STATED TASK: The entries below should be quoted exactly, with no pictures carried over.

******************************

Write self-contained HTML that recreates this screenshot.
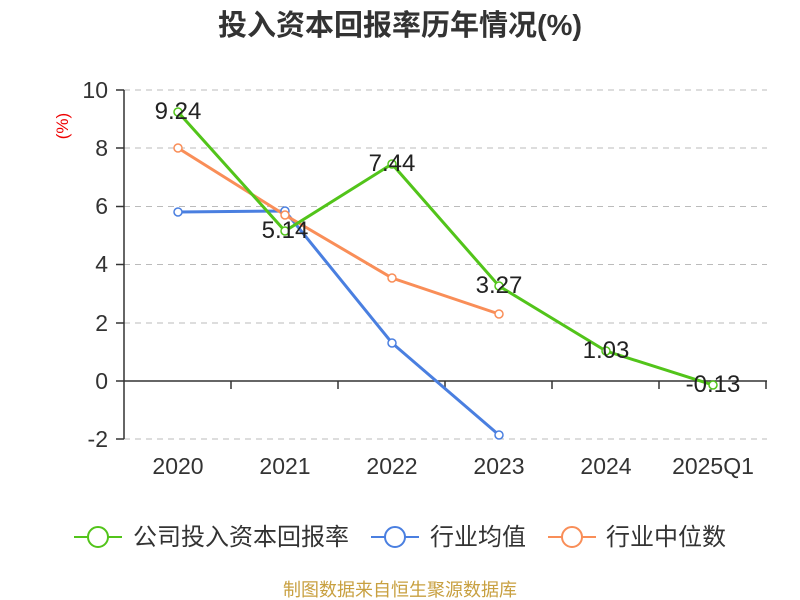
<!DOCTYPE html>
<html><head><meta charset="utf-8"><style>
body{margin:0;background:#fff;}
svg{display:block;font-family:"Liberation Sans","Noto Sans CJK SC",sans-serif;}
</style></head><body>
<svg width="800" height="600" viewBox="0 0 800 600">
<text x="400" y="35" text-anchor="middle" font-size="29" font-weight="bold" fill="#333">投入资本回报率历年情况(%)</text>
<text x="68" y="126" font-size="17" fill="#e00" text-anchor="middle" transform="rotate(-90 68 126)">(%)</text>
<g stroke="#bbb" stroke-dasharray="6,5" stroke-width="1">
<line x1="124" y1="90" x2="767" y2="90"/><line x1="124" y1="148" x2="767" y2="148"/>
<line x1="124" y1="206.5" x2="767" y2="206.5"/><line x1="124" y1="264.5" x2="767" y2="264.5"/>
<line x1="124" y1="323" x2="767" y2="323"/><line x1="124" y1="439" x2="767" y2="439"/>
</g>
<g stroke="#333" stroke-width="1.5">
<line x1="124" y1="90" x2="124" y2="439"/>
<line x1="124" y1="381" x2="767" y2="381"/>
<line x1="116" y1="90" x2="124" y2="90"/><line x1="116" y1="148" x2="124" y2="148"/><line x1="116" y1="206.5" x2="124" y2="206.5"/><line x1="116" y1="264.5" x2="124" y2="264.5"/><line x1="116" y1="323" x2="124" y2="323"/><line x1="116" y1="381" x2="124" y2="381"/><line x1="116" y1="439" x2="124" y2="439"/>
<line x1="231" y1="381" x2="231" y2="389"/><line x1="338" y1="381" x2="338" y2="389"/><line x1="445" y1="381" x2="445" y2="389"/><line x1="552" y1="381" x2="552" y2="389"/><line x1="659" y1="381" x2="659" y2="389"/><line x1="766" y1="381" x2="766" y2="389"/>
</g>
<g font-size="23" fill="#333" text-anchor="end">
<text x="108" y="98">10</text><text x="108" y="156">8</text><text x="108" y="214">6</text><text x="108" y="272">4</text><text x="108" y="331">2</text><text x="108" y="389">0</text><text x="108" y="447">-2</text>
</g>
<g font-size="23" fill="#333" text-anchor="middle">
<text x="178" y="474">2020</text><text x="285" y="474">2021</text><text x="392" y="474">2022</text><text x="499" y="474">2023</text><text x="606" y="474">2024</text><text x="713" y="474">2025Q1</text>
</g>
<g fill="none" stroke-width="3">
<polyline stroke="#4a7fe0" points="178,212 285,211 392,343 499,435"/>
<polyline stroke="#f98e58" points="178,148 285,215 392,278 499,314"/>
<polyline stroke="#52c41a" points="178,112 285,231 392,164 499,286 606,351 713,385"/>
</g>
<g fill="#fff" stroke-width="1.5">
<g stroke="#4a7fe0"><circle cx="178" cy="212" r="4"/><circle cx="285" cy="211" r="4"/><circle cx="392" cy="343" r="4"/><circle cx="499" cy="435" r="4"/></g>
<g stroke="#f98e58"><circle cx="178" cy="148" r="4"/><circle cx="285" cy="215" r="4"/><circle cx="392" cy="278" r="4"/><circle cx="499" cy="314" r="4"/></g>
<g stroke="#52c41a"><circle cx="178" cy="112" r="4"/><circle cx="285" cy="231" r="4"/><circle cx="392" cy="164" r="4"/><circle cx="499" cy="286" r="4"/><circle cx="606" cy="351" r="4"/><circle cx="713" cy="385" r="4"/></g>
</g>
<g font-size="24" fill="#222" text-anchor="middle">
<text x="178" y="119">9.24</text><text x="285" y="238">5.14</text><text x="392" y="171">7.44</text><text x="499" y="293">3.27</text><text x="606" y="358">1.03</text><text x="713" y="392">-0.13</text>
</g>
<g stroke-width="2" fill="#fff">
<line x1="74" y1="537" x2="122" y2="537" stroke="#52c41a"/><circle cx="98" cy="537" r="10" stroke="#52c41a"/>
<line x1="371" y1="537" x2="419" y2="537" stroke="#4a7fe0"/><circle cx="395" cy="537" r="10" stroke="#4a7fe0"/>
<line x1="548" y1="537" x2="596" y2="537" stroke="#f98e58"/><circle cx="572" cy="537" r="10" stroke="#f98e58"/>
</g>
<g font-size="24" fill="#333">
<text x="133" y="545">公司投入资本回报率</text><text x="430" y="545">行业均值</text><text x="606" y="545">行业中位数</text>
</g>
<text x="400" y="596" text-anchor="middle" font-size="18" fill="#c8a040">制图数据来自恒生聚源数据库</text>
</svg>
</body></html>
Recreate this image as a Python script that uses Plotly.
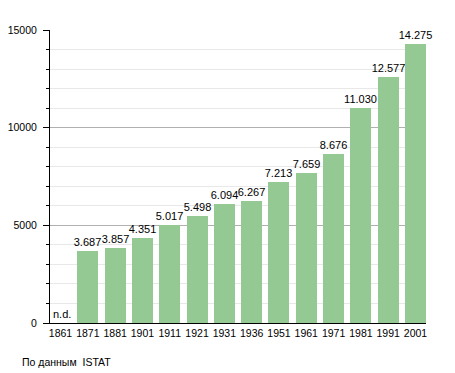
import plotly.graph_objects as go

years = ["1861", "1871", "1881", "1901", "1911", "1921", "1931", "1936",
         "1951", "1961", "1971", "1981", "1991", "2001"]
population = [None, 3687, 3857, 4351, 5017, 5498, 6094, 6267,
              7213, 7659, 8676, 11030, 12577, 14275]
missing_label = "n.d."
source_note = "По данным  ISTAT"

pos = list(range(len(years)))
labels = ["" if v is None else f"{v:,}".replace(",", ".") for v in population]
bw = 0.77
FONT = "Liberation Sans, Arial, sans-serif"
FS = 11

fig = go.Figure()
fig.add_trace(go.Bar(
    x=pos, y=population, width=bw,
    marker=dict(color="#94c994", line=dict(width=0)),
    text=labels, textposition="outside", constraintext="none",
    textfont=dict(family=FONT, size=FS, color="#000"),
    cliponaxis=False, hoverinfo="skip",
))

fig.add_annotation(x=pos[0] - bw / 2, y=0, text=missing_label, showarrow=False,
                   xanchor="left", yanchor="bottom", xshift=1, yshift=1,
                   font=dict(family=FONT, size=FS, color="#000"))
fig.add_annotation(xref="paper", yref="paper", x=-30 / 376, y=-39 / 293,
                   text=source_note, showarrow=False, xanchor="left", yanchor="middle",
                   font=dict(family=FONT, size=10.5, color="#000"))

fig.update_layout(
    width=447, height=365,
    margin=dict(l=42, r=29, t=22, b=50, autoexpand=False),
    plot_bgcolor="white", paper_bgcolor="white",
    showlegend=False, bargap=0,
    font=dict(family=FONT, size=10.5, color="#000"),
    xaxis=dict(range=[-bw / 2, pos[-1] + bw / 2], tickvals=pos, ticktext=years,
               showgrid=False, zeroline=False, showline=True, linecolor="#000",
               linewidth=1, ticks="", automargin=False, fixedrange=True),
    yaxis=dict(range=[0, 15000], tickvals=[0, 5000, 10000, 15000],
               ticktext=["0", "5000", "10000", "15000"],
               showgrid=True, gridcolor="#b0b0b0", gridwidth=1,
               zeroline=False, showline=True, linecolor="#000", linewidth=1,
               ticks="outside", ticklen=6, tickcolor="#000", ticklabelstandoff=4,
               minor=dict(dtick=1000, showgrid=True, gridcolor="#e8e8e8",
                          ticks="outside", ticklen=3, tickcolor="#000"),
               automargin=False, fixedrange=True),
)

fig.write_html("out.html")
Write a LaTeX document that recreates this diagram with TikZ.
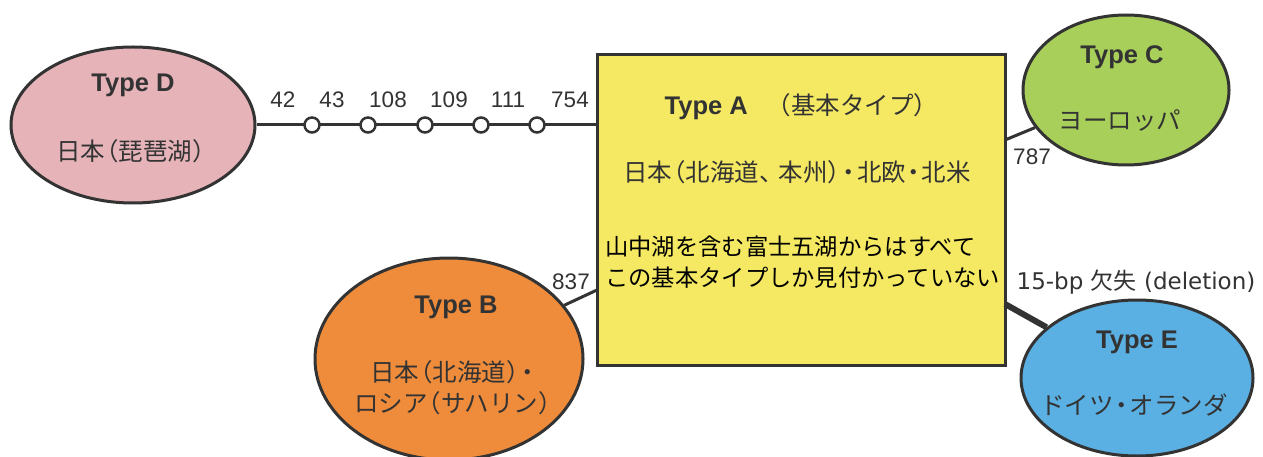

******************************

CORRECT RESPONSE:
Write self-contained HTML that recreates this screenshot.
<!DOCTYPE html>
<html><head><meta charset="utf-8"><style>
body{margin:0;background:#fff;}
svg{display:block;font-family:"Liberation Sans","Noto Sans CJK SC",sans-serif;}
</style></head><body>
<svg width="800" height="600" viewBox="0 0 800 600">
<text x="400" y="35" text-anchor="middle" font-size="29" font-weight="bold" fill="#333">投入资本回报率历年情况(%)</text>
<text x="68" y="126" font-size="17" fill="#e00" text-anchor="middle" transform="rotate(-90 68 126)">(%)</text>
<g stroke="#bbb" stroke-dasharray="6,5" stroke-width="1">
<line x1="124" y1="90" x2="767" y2="90"/><line x1="124" y1="148" x2="767" y2="148"/>
<line x1="124" y1="206.5" x2="767" y2="206.5"/><line x1="124" y1="264.5" x2="767" y2="264.5"/>
<line x1="124" y1="323" x2="767" y2="323"/><line x1="124" y1="439" x2="767" y2="439"/>
</g>
<g stroke="#333" stroke-width="1.5">
<line x1="124" y1="90" x2="124" y2="439"/>
<line x1="124" y1="381" x2="767" y2="381"/>
<line x1="116" y1="90" x2="124" y2="90"/><line x1="116" y1="148" x2="124" y2="148"/><line x1="116" y1="206.5" x2="124" y2="206.5"/><line x1="116" y1="264.5" x2="124" y2="264.5"/><line x1="116" y1="323" x2="124" y2="323"/><line x1="116" y1="381" x2="124" y2="381"/><line x1="116" y1="439" x2="124" y2="439"/>
<line x1="231" y1="381" x2="231" y2="389"/><line x1="338" y1="381" x2="338" y2="389"/><line x1="445" y1="381" x2="445" y2="389"/><line x1="552" y1="381" x2="552" y2="389"/><line x1="659" y1="381" x2="659" y2="389"/><line x1="766" y1="381" x2="766" y2="389"/>
</g>
<g font-size="23" fill="#333" text-anchor="end">
<text x="108" y="98">10</text><text x="108" y="156">8</text><text x="108" y="214">6</text><text x="108" y="272">4</text><text x="108" y="331">2</text><text x="108" y="389">0</text><text x="108" y="447">-2</text>
</g>
<g font-size="23" fill="#333" text-anchor="middle">
<text x="178" y="474">2020</text><text x="285" y="474">2021</text><text x="392" y="474">2022</text><text x="499" y="474">2023</text><text x="606" y="474">2024</text><text x="713" y="474">2025Q1</text>
</g>
<g fill="none" stroke-width="3">
<polyline stroke="#4a7fe0" points="178,212 285,211 392,343 499,435"/>
<polyline stroke="#f98e58" points="178,148 285,215 392,278 499,314"/>
<polyline stroke="#52c41a" points="178,112 285,231 392,164 499,286 606,351 713,385"/>
</g>
<g fill="#fff" stroke-width="1.5">
<g stroke="#4a7fe0"><circle cx="178" cy="212" r="4"/><circle cx="285" cy="211" r="4"/><circle cx="392" cy="343" r="4"/><circle cx="499" cy="435" r="4"/></g>
<g stroke="#f98e58"><circle cx="178" cy="148" r="4"/><circle cx="285" cy="215" r="4"/><circle cx="392" cy="278" r="4"/><circle cx="499" cy="314" r="4"/></g>
<g stroke="#52c41a"><circle cx="178" cy="112" r="4"/><circle cx="285" cy="231" r="4"/><circle cx="392" cy="164" r="4"/><circle cx="499" cy="286" r="4"/><circle cx="606" cy="351" r="4"/><circle cx="713" cy="385" r="4"/></g>
</g>
<g font-size="24" fill="#222" text-anchor="middle">
<text x="178" y="119">9.24</text><text x="285" y="238">5.14</text><text x="392" y="171">7.44</text><text x="499" y="293">3.27</text><text x="606" y="358">1.03</text><text x="713" y="392">-0.13</text>
</g>
<g stroke-width="2" fill="#fff">
<line x1="74" y1="537" x2="122" y2="537" stroke="#52c41a"/><circle cx="98" cy="537" r="10" stroke="#52c41a"/>
<line x1="371" y1="537" x2="419" y2="537" stroke="#4a7fe0"/><circle cx="395" cy="537" r="10" stroke="#4a7fe0"/>
<line x1="548" y1="537" x2="596" y2="537" stroke="#f98e58"/><circle cx="572" cy="537" r="10" stroke="#f98e58"/>
</g>
<g font-size="24" fill="#333">
<text x="133" y="545">公司投入资本回报率</text><text x="430" y="545">行业均值</text><text x="606" y="545">行业中位数</text>
</g>
<text x="400" y="596" text-anchor="middle" font-size="18" fill="#c8a040">制图数据来自恒生聚源数据库</text>
</svg>
</body></html>
Recreate this image as a Python script that uses Plotly.
import plotly.graph_objects as go

years = ["1861", "1871", "1881", "1901", "1911", "1921", "1931", "1936",
         "1951", "1961", "1971", "1981", "1991", "2001"]
population = [None, 3687, 3857, 4351, 5017, 5498, 6094, 6267,
              7213, 7659, 8676, 11030, 12577, 14275]
missing_label = "n.d."
source_note = "По данным  ISTAT"

pos = list(range(len(years)))
labels = ["" if v is None else f"{v:,}".replace(",", ".") for v in population]
bw = 0.77
FONT = "Liberation Sans, Arial, sans-serif"
FS = 11

fig = go.Figure()
fig.add_trace(go.Bar(
    x=pos, y=population, width=bw,
    marker=dict(color="#94c994", line=dict(width=0)),
    text=labels, textposition="outside", constraintext="none",
    textfont=dict(family=FONT, size=FS, color="#000"),
    cliponaxis=False, hoverinfo="skip",
))

fig.add_annotation(x=pos[0] - bw / 2, y=0, text=missing_label, showarrow=False,
                   xanchor="left", yanchor="bottom", xshift=1, yshift=1,
                   font=dict(family=FONT, size=FS, color="#000"))
fig.add_annotation(xref="paper", yref="paper", x=-30 / 376, y=-39 / 293,
                   text=source_note, showarrow=False, xanchor="left", yanchor="middle",
                   font=dict(family=FONT, size=10.5, color="#000"))

fig.update_layout(
    width=447, height=365,
    margin=dict(l=42, r=29, t=22, b=50, autoexpand=False),
    plot_bgcolor="white", paper_bgcolor="white",
    showlegend=False, bargap=0,
    font=dict(family=FONT, size=10.5, color="#000"),
    xaxis=dict(range=[-bw / 2, pos[-1] + bw / 2], tickvals=pos, ticktext=years,
               showgrid=False, zeroline=False, showline=True, linecolor="#000",
               linewidth=1, ticks="", automargin=False, fixedrange=True),
    yaxis=dict(range=[0, 15000], tickvals=[0, 5000, 10000, 15000],
               ticktext=["0", "5000", "10000", "15000"],
               showgrid=True, gridcolor="#b0b0b0", gridwidth=1,
               zeroline=False, showline=True, linecolor="#000", linewidth=1,
               ticks="outside", ticklen=6, tickcolor="#000", ticklabelstandoff=4,
               minor=dict(dtick=1000, showgrid=True, gridcolor="#e8e8e8",
                          ticks="outside", ticklen=3, tickcolor="#000"),
               automargin=False, fixedrange=True),
)

fig.write_html("out.html")
Write a LaTeX document that recreates this diagram with TikZ.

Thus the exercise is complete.